Saturday, April 9, 2022

Driving our students abroad at great cost to the nation

How much foreign exchange does India spend every year because a huge number of Indian students go abroad for study? Visit

12 lakh Indian students go abroad for education: AIU - The Hindu

and estimate the cost yourself.

This article reports that only about 26,000 foreign students come to India for studies.

Why does this happen? Many great universities of the world are run by endowments. Donations to one’s alma mater and to other institutions are also there in India: Visit the following websites for a few samples of what Indians are doing.

IIT-Delhi Endowments

IndiGo Co-Founder Rakesh Gangwal Donates Rs 100 crore

Kris Gopalakrishnan's trust donates 225 crores for brain research

There are many more. Two of the oldest contributions of the industry to Indian university education I know of was the creation of the Tata Institute of Science (Now, Indian Institute of Science) and the Tata Institute of Fundamental Research. Of course, the Tata Group has contributed to the creation of several other institutions.

How many great “not-for-profit” educational and research bodies do we have, that are not dependent on government grants on a recurring basis? Surely, there are many charitable institutions, but many of them are quite profitable set ups! Also ask why fees in Indian educational institutions set world records!

India lags in the creation of world class institutions with autonomy because our rules governing autonomous educational and research institutions are too restrictive. A donation may build a hostel or a big main building, or a new school. Our system allows that. However, the continued use of such capital investments needs to be matched by “revenue expenditure” which meets the costs of running the activity year after year. We need endowments, wisely invested, to give a good return. Our system hampers this, saying endowment funds need to be invested only in “approved securities”, which exclude equities. Our constitution does not say that profit making entities are born in sin, but we usually practice that belief in our governance!
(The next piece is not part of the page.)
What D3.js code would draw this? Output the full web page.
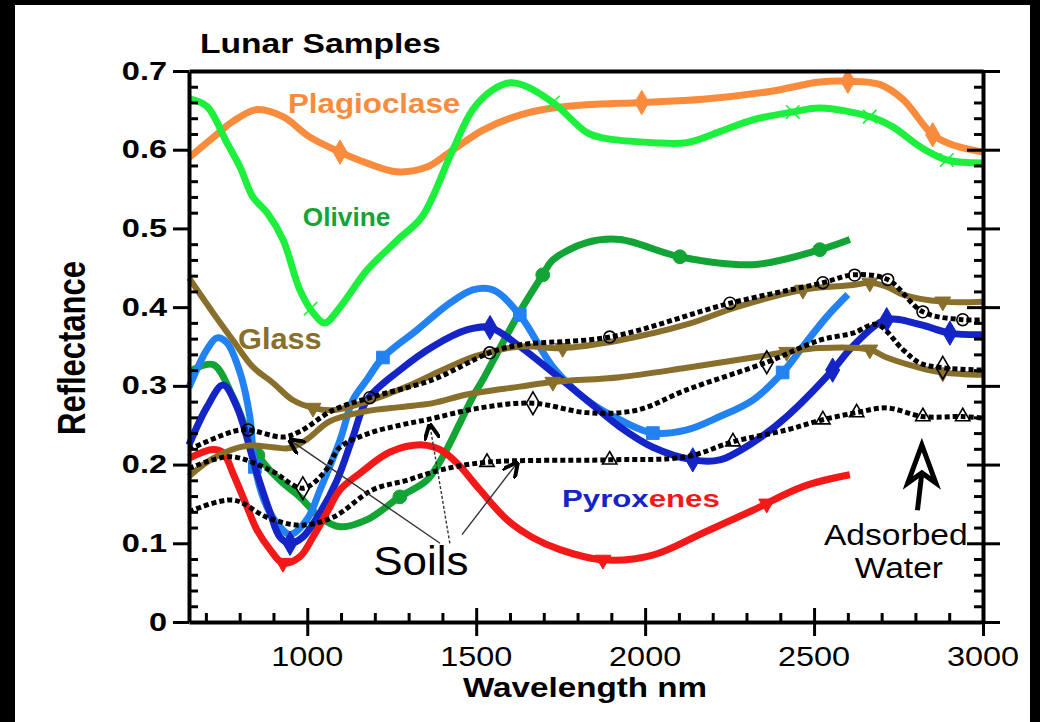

Of course, exemplary safeguards are necessary when tax-exempt endowment funds are managed. There cannot be a whiff of corruption, partiality, etc. This does not mean that the only investments allowed are those which lose half the earnings to inflation! Efficient investment requires investing in equities. Allowing endowments to reputed institutions to be used efficiently is the surest way of making education affordable. Endowments reduce the dependence on fees paid by students. They allow the institutions to choose the students most likely to be the best scholars; not the ones who can buy seats at any cost!

There seems to be one way to have the cake and eat it too! Include approved index funds in the list of approved securities. This means that the recipient institutions cannot selectively invest endowments in companies run by brothers-in-law of influential people! They cannot gamble on the success of fly-by-night companies! It also means that the endowment would not crash to junk status unless the whole country’s economy crashes! With good oversight by SEBI, index funds seem to be quite reliable in India.

We do not need big bureaucracy to tell every educational institution how to invest its endowment funds. We do not have to “take over” every institution under government control as soon as it becomes big enough to earn an international reputation.

Do we have the will power to do something like this? Or is it easier to let lakhs of students go out every year to get an education they can afford?